## start TASK DATA

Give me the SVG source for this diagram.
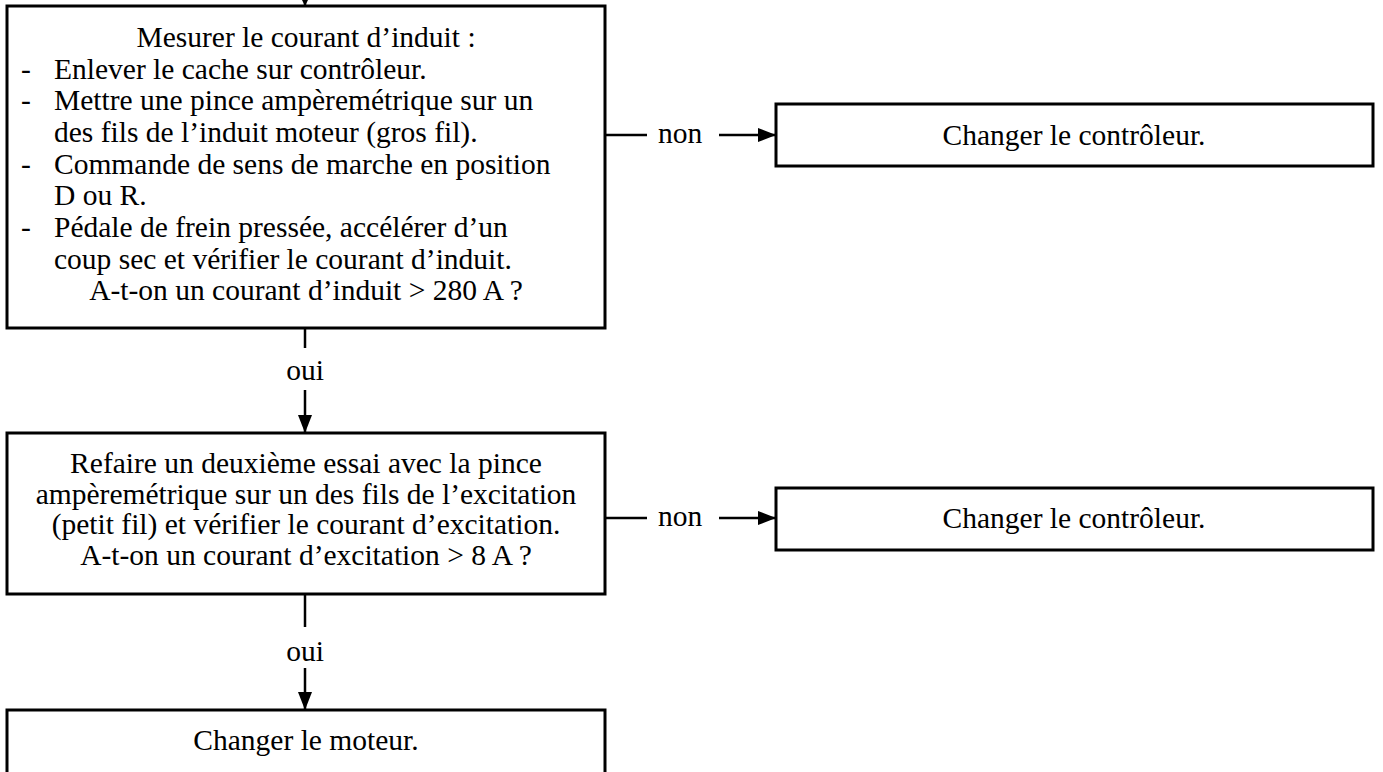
<svg xmlns="http://www.w3.org/2000/svg" width="1383" height="772" viewBox="0 0 1383 772">
<style>
.box{fill:#fff;stroke:#000;stroke-width:3}
.t{font-family:"Liberation Serif","Times New Roman",serif;font-size:29.5px;fill:#000}
.c{text-anchor:middle}
.ln{stroke:#000;stroke-width:2.5;fill:none}
</style>
<defs>
<marker id="ah" viewBox="0 0 10 10" refX="10" refY="5" markerWidth="8" markerHeight="8" markerUnits="userSpaceOnUse" orient="auto">
<path d="M0,0 L10,5 L0,10 z" fill="#000"/>
</marker>
<marker id="ah2" viewBox="0 0 18 14" refX="18" refY="7" markerWidth="18" markerHeight="14" markerUnits="userSpaceOnUse" orient="auto">
<path d="M0,0 L18,7 L0,14 z" fill="#000"/>
</marker>
</defs>
<g id="connectors">
<line class="ln" x1="305" y1="-10" x2="305" y2="6" marker-end="url(#ah)"/>
<line class="ln" x1="305" y1="328" x2="305" y2="348"/>
<text class="t c" x="305" y="380">oui</text>
<line class="ln" x1="305" y1="390" x2="305" y2="433" marker-end="url(#ah2)"/>
<line class="ln" x1="305" y1="594" x2="305" y2="627"/>
<text class="t c" x="305" y="661">oui</text>
<line class="ln" x1="305" y1="668" x2="305" y2="710" marker-end="url(#ah2)"/>
<line class="ln" x1="605" y1="135" x2="647" y2="135"/>
<text class="t c" x="680" y="143">non</text>
<line class="ln" x1="719" y1="135" x2="776" y2="135" marker-end="url(#ah2)"/>
<line class="ln" x1="605" y1="518" x2="647" y2="518"/>
<text class="t c" x="680" y="526">non</text>
<line class="ln" x1="719" y1="518" x2="776" y2="518" marker-end="url(#ah2)"/>
</g>
<g id="n1">
<rect class="box" x="7" y="6" width="598" height="322"/>
<text class="t c" x="306" y="47">Mesurer le courant d’induit :</text>
<text class="t" x="21" y="79">-</text><text class="t" x="54" y="79">Enlever le cache sur contrôleur.</text>
<text class="t" x="21" y="110">-</text><text class="t" x="54" y="110">Mettre une pince ampèremétrique sur un</text>
<text class="t" x="54" y="142">des fils de l’induit moteur (gros fil).</text>
<text class="t" x="21" y="173.5">-</text><text class="t" x="54" y="173.5">Commande de sens de marche en position</text>
<text class="t" x="54" y="205">D ou R.</text>
<text class="t" x="21" y="237">-</text><text class="t" x="54" y="237">Pédale de frein pressée, accélérer d’un</text>
<text class="t" x="54" y="268.5">coup sec et vérifier le courant d’induit.</text>
<text class="t c" x="306" y="300">A-t-on un courant d’induit &gt; 280 A ?</text>
</g>
<g id="n2">
<rect class="box" x="776" y="104" width="597" height="62"/>
<text class="t c" x="1074" y="145">Changer le contrôleur.</text>
</g>
<g id="n3">
<rect class="box" x="7" y="433" width="598" height="161"/>
<text class="t c" x="306" y="473">Refaire un deuxième essai avec la pince</text>
<text class="t c" x="306" y="503.5">ampèremétrique sur un des fils de l’excitation</text>
<text class="t c" x="306" y="534">(petit fil) et vérifier le courant d’excitation.</text>
<text class="t c" x="306" y="564.5">A-t-on un courant d’excitation &gt; 8 A ?</text>
</g>
<g id="n4">
<rect class="box" x="776" y="488" width="597" height="62"/>
<text class="t c" x="1074" y="528">Changer le contrôleur.</text>
</g>
<g id="n5">
<rect class="box" x="7" y="710" width="598" height="80"/>
<text class="t c" x="306" y="750">Changer le moteur.</text>
</g>
</svg>
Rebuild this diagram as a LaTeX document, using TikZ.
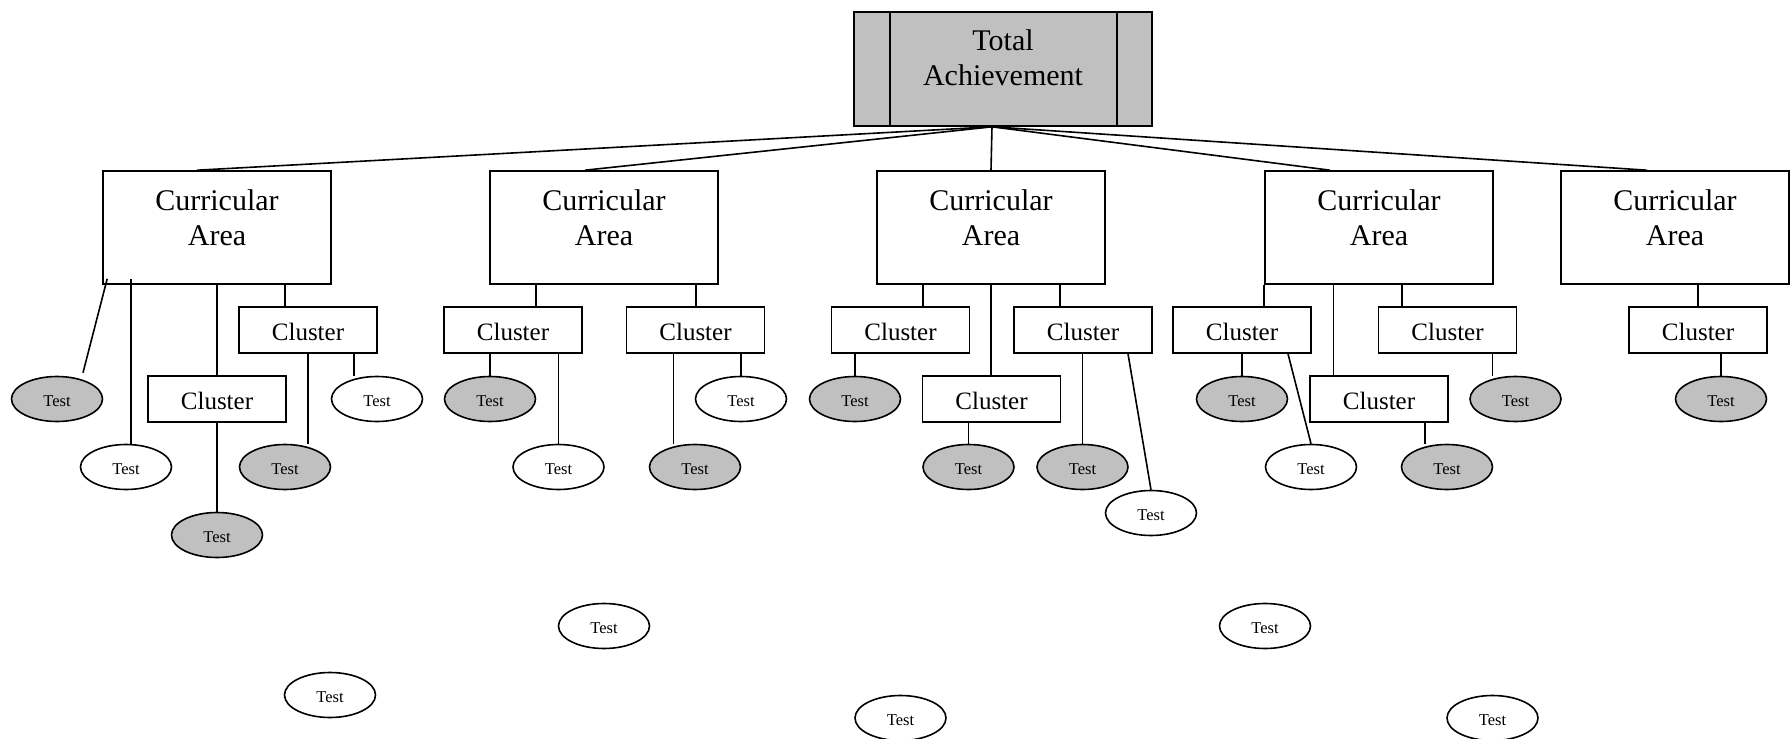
\documentclass[tikz,border=0pt]{standalone}
\usepackage{fontspec}
\setmainfont{Liberation Serif}
\usetikzlibrary{shapes.geometric}
\definecolor{boxgray}{RGB}{192,192,192}

\begin{document}
\begin{tikzpicture}[x=0.5pt, y=-0.5pt, line width=0.8pt,
		total/.style={draw, fill=boxgray, minimum width=149pt, minimum height=57pt, align=center, font=\fontsize{15}{17.5}\selectfont, text depth=11pt},
		area/.style={draw, minimum width=114pt, minimum height=56.5pt, align=center, font=\fontsize{15}{17.5}\selectfont, text depth=10pt},
		cluster/.style={draw, minimum width=69pt, minimum height=23pt, inner sep=0pt, font=\fontsize{12.5}{15}\selectfont, text height=10.5pt, text depth=0pt},
		test/.style={draw, ellipse, minimum width=45.5pt, minimum height=22.5pt, inner sep=0pt, font=\fontsize{8.25}{10}\selectfont, text height=7pt, text depth=0pt},
		graytest/.style={test, fill=boxgray}]
		\useasboundingbox (0,0) rectangle (1790,739);

		% top box
		\node[total] (top) at (1003,69) {Total\\Achievement};
		\draw ([xshift=18.5pt]top.north west) -- ([xshift=18.5pt]top.south west);
		\draw ([xshift=-18pt]top.north east) -- ([xshift=-18pt]top.south east);
		\coordinate (apex) at ([xshift=-5.5pt]top.south);

		% curricular areas
		\foreach \i/\x/\s in {1/217/-10pt, 2/604/-9.5pt, 3/991/0pt, 4/1379/-24.5pt, 5/1675/-14pt} {
			\node[area] (ca\i) at (\x,227.5) {Curricular\\Area};
			\draw (apex) -- ([xshift=\s]ca\i.north);
		}

		% clusters
		\node[cluster] (cl1a) at (308,330) {Cluster};
		\node[cluster] (cl1b) at (217,399) {Cluster};
		\node[cluster] (cl2a) at (513,330) {Cluster};
		\node[cluster] (cl2b) at (695.5,330) {Cluster};
		\node[cluster] (cl3a) at (900.5,330) {Cluster};
		\node[cluster] (cl3b) at (991.5,399) {Cluster};
		\node[cluster] (cl3c) at (1083,330) {Cluster};
		\node[cluster] (cl4a) at (1242,330) {Cluster};
		\node[cluster] (cl4b) at (1379,399) {Cluster};
		\node[cluster] (cl4c) at (1447.5,330) {Cluster};
		\node[cluster] (cl5) at (1698,330) {Cluster};

		% tests
		\node[graytest] (t1a) at (57,399) {Test};
		\node[test] (t1b) at (126,467) {Test};
		\node[graytest] (t1c) at (285,467) {Test};
		\node[test] (t1d) at (377,399) {Test};
		\node[graytest] (t1e) at (217,535) {Test};
		\node[test] (t1f) at (330,695) {Test};
		\node[graytest] (t2a) at (490,399) {Test};
		\node[test] (t2b) at (558.5,467) {Test};
		\node[graytest] (t2c) at (695,467) {Test};
		\node[test] (t2d) at (741,399) {Test};
		\node[test] (t2e) at (604,626) {Test};
		\node[graytest] (t3a) at (855,399) {Test};
		\node[graytest] (t3b) at (968.5,467) {Test};
		\node[graytest] (t3c) at (1082.5,467) {Test};
		\node[test] (t3d) at (1151,513) {Test};
		\node[test] (t3e) at (900.5,718) {Test};
		\node[graytest] (t4a) at (1242,399) {Test};
		\node[test] (t4b) at (1311,467) {Test};
		\node[graytest] (t4c) at (1447,467) {Test};
		\node[graytest] (t4d) at (1515.5,399) {Test};
		\node[test] (t4e) at (1265,626) {Test};
		\node[test] (t4f) at (1492.5,718) {Test};
		\node[graytest] (t5) at (1721,399) {Test};

		% area 1
		\draw (cl1b.north) -- (cl1b.north |- ca1.south);
		\draw ([xshift=34pt]ca1.south) -- ([xshift=34pt]ca1.south |- cl1a.north);
		\draw ([shift={(2.5pt,3pt)}]ca1.south west) -- ([shift={(13pt,1.5pt)}]t1a.north);
		\draw ([shift={(14.5pt,3pt)}]ca1.south west) -- ([xshift=14.5pt]ca1.south west |- t1b.north);
		\draw (cl1a.south) -- (cl1a.south |- t1c.north);
		\draw ([xshift=23pt]cl1a.south) -- ([xshift=23pt]cl1a.south |- t1d.north);
		\draw (cl1b) -- (t1e);

		% area 2
		\draw ([xshift=-34pt]ca2.south) -- ([xshift=-34pt]ca2.south |- cl2a.north);
		\draw ([xshift=46pt]ca2.south) -- ([xshift=46pt]ca2.south |- cl2b.north);
		\draw (t2a.north) -- (t2a.north |- cl2a.south);
		\draw (t2b.north) -- (t2b.north |- cl2a.south);
		\draw ([xshift=-11pt]cl2b.south) -- ([xshift=-11pt]cl2b.south |- t2c.north);
		\draw (t2d.north) -- (t2d.north |- cl2b.south);

		% area 3
		\draw ([xshift=-34pt]ca3.south) -- ([xshift=-34pt]ca3.south |- cl3a.north);
		\draw (ca3.south) -- (ca3.south |- cl3b.north);
		\draw ([xshift=34.5pt]ca3.south) -- ([xshift=34.5pt]ca3.south |- cl3c.north);
		\draw (t3a.north) -- (t3a.north |- cl3a.south);
		\draw (t3b.north) -- (t3b.north |- cl3b.south);
		\draw (t3c.north) -- (t3c.north |- cl3c.south);
		\draw ([xshift=22.5pt]cl3c.south) -- (t3d.north);

		% area 4
		\draw (ca4.south west) -- (ca4.south west |- cl4a.north);
		\draw ([xshift=-22.75pt]ca4.south) -- ([xshift=-22.75pt]ca4.south |- cl4b.north);
		\draw ([xshift=11.5pt]ca4.south) -- ([xshift=11.5pt]ca4.south |- cl4c.north);
		\draw (t4a.north) -- (t4a.north |- cl4a.south);
		\draw ([xshift=23pt]cl4a.south) -- (t4b.north);
		\draw ([xshift=23pt]cl4b.south) -- ([xshift=23pt]cl4b.south |- t4c.north);
		\draw ([xshift=22.5pt]cl4c.south) -- ([xshift=22.5pt]cl4c.south |- t4d.north);

		% area 5
		\draw (cl5.north) -- (cl5.north |- ca5.south);
		\draw (t5.north) -- (t5.north |- cl5.south);
\end{tikzpicture}
\end{document}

## end TASK DATA

STATED EXERCISE> Tally the lines in these entries that have the string "diagram" in them, then answer with the count and nothing else.

COMPLETED EXERCISE> 2